Find a maximal ideal in $R = \mathbb{Z}[\sqrt{−5}]$ containing the principal ideal (3)

Question

I think I need to choose an element to pair it with 3, i.e. (3,x). But I don't see how to find such an element.

Answer 1

In general, given a positive number $p$ that is prime in $\mathbb Z$, and a squarefree number $d$ coprime to $p$ such that $$\left(\frac{d}{p}\right) = 1,$$ find the smallest positive integer $n$ such that $n^2 \equiv d \pmod p$, then $\langle p \rangle = \langle p, n - \sqrt d \rangle \langle p, n + \sqrt d \rangle$.

In this instance $p$ is 3 and $d = -5$. Indeed $$\left(\frac{-5}{3}\right) = 1,$$ $-5 \equiv 1 \pmod 3$, and obviously $1^2 \equiv 1 \pmod 3$. Then $1 - \sqrt{-5}$ and $1 + \sqrt{-5}$ are both numbers with norm divisible by 3.

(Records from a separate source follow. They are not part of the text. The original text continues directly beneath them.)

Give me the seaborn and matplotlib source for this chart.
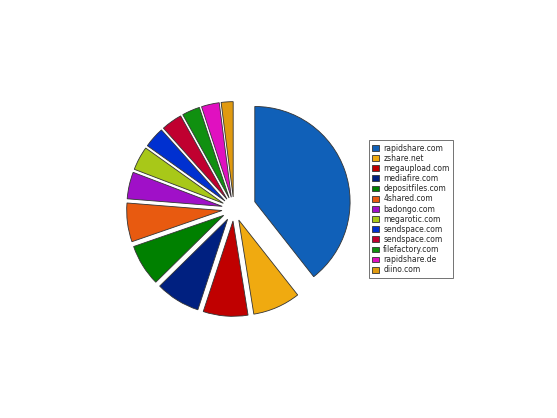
import matplotlib.pyplot as plt
import seaborn as sns

sns.set_style("white")

sites = ["rapidshare.com", "zshare.net", "megaupload.com", "mediafire.com",
         "depositfiles.com", "4shared.com", "badongo.com", "megarotic.com",
         "sendspace.com", "sendspace.com", "filefactory.com", "rapidshare.de",
         "diino.com"]
shares = [39, 8, 7.5, 7.5, 7, 6.5, 4.5, 4, 3.5, 3.5, 3, 3, 2]
colors = ["#1060b8", "#f0aa10", "#c00000", "#002080", "#008000", "#e85a10",
          "#a010c8", "#a8c818", "#0030d0", "#c00030", "#109010", "#e010c0",
          "#e09a10"]

explode = [0.22] + [0.12] * (len(shares) - 1)

fig = plt.figure(figsize=(5.57, 4.18), dpi=100)
ax = fig.add_axes([0.17, 0.2, 0.5, 0.6])
ax.pie(shares, colors=colors, explode=explode, startangle=90, counterclock=False,
       radius=0.95, wedgeprops={"edgecolor": "#333333", "linewidth": 0.6})
ax.set_aspect("equal")

handles = ax.patches
leg = fig.legend(handles, sites, loc="center left", bbox_to_anchor=(0.655, 0.5),
                 fontsize=5.5, frameon=True, fancybox=False, handlelength=0.9,
                 handleheight=0.8, handletextpad=0.5, labelspacing=0.15,
                 borderpad=0.5)
leg.get_frame().set_edgecolor("#333333")
leg.get_frame().set_linewidth(0.6)

fig.savefig("out.png", dpi=100)
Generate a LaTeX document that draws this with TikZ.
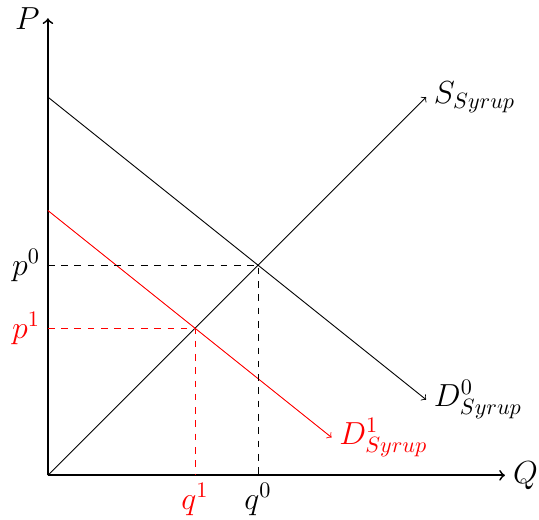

Furthermore, any number in $\mathbb Z[\sqrt{-5}]$ with norm divisible by 3 belongs in either one of these two ideals: $\langle 3, 1 - \sqrt{-5} \rangle$ or $\langle 3, 1 + \sqrt{-5} \rangle$. For example, $4 + \sqrt{-5} = 3 + (1 + \sqrt{-5})$ and hence $(4 + \sqrt{-5}) \in \langle 3, 1 + \sqrt{-5} \rangle$. Likewise $(4 - \sqrt{-5}) \in \langle 3, 1 - \sqrt{-5} \rangle$.

Neither of these two ideals can contain numbers with norm divisible by 2 but not by 3. For example, prove that $(3 + \sqrt{-5}) \not\in \langle 3, 1 + \sqrt{-5} \rangle$.

Since norms are multiplicative, it's a given that all nonzero numbers in $\langle 3 \rangle$ have norms divisible by 9 and all nonzero numbers in $\langle 1 - \sqrt{-5} \rangle$ have norms divisible by 6. Same goes for $\langle 1 + \sqrt{-5} \rangle$.

Then you just need to prove that all numbers of the form $3x + y(1 \pm \sqrt{-5})$, with both $x$ and $y$ being any numbers from $\mathbb Z[\sqrt{-5}]$, have norms divisible by 3. And lastly that any ideal properly containing $\langle 3, 1 - \sqrt{-5} \rangle$ or $\langle 3, 1 + \sqrt{-5} \rangle$ is the whole ring.

Answer 2

The ideals $I\subset R$ containing the principal ideal $(3)\subset R$ correspond bijectively with the ideals of $R/(3)$. This quotient is isomorphic to $\Bbb{F}_3\times\Bbb{F}_3$, which has four ideals. Which of these correspond to maximal ideals of $R$?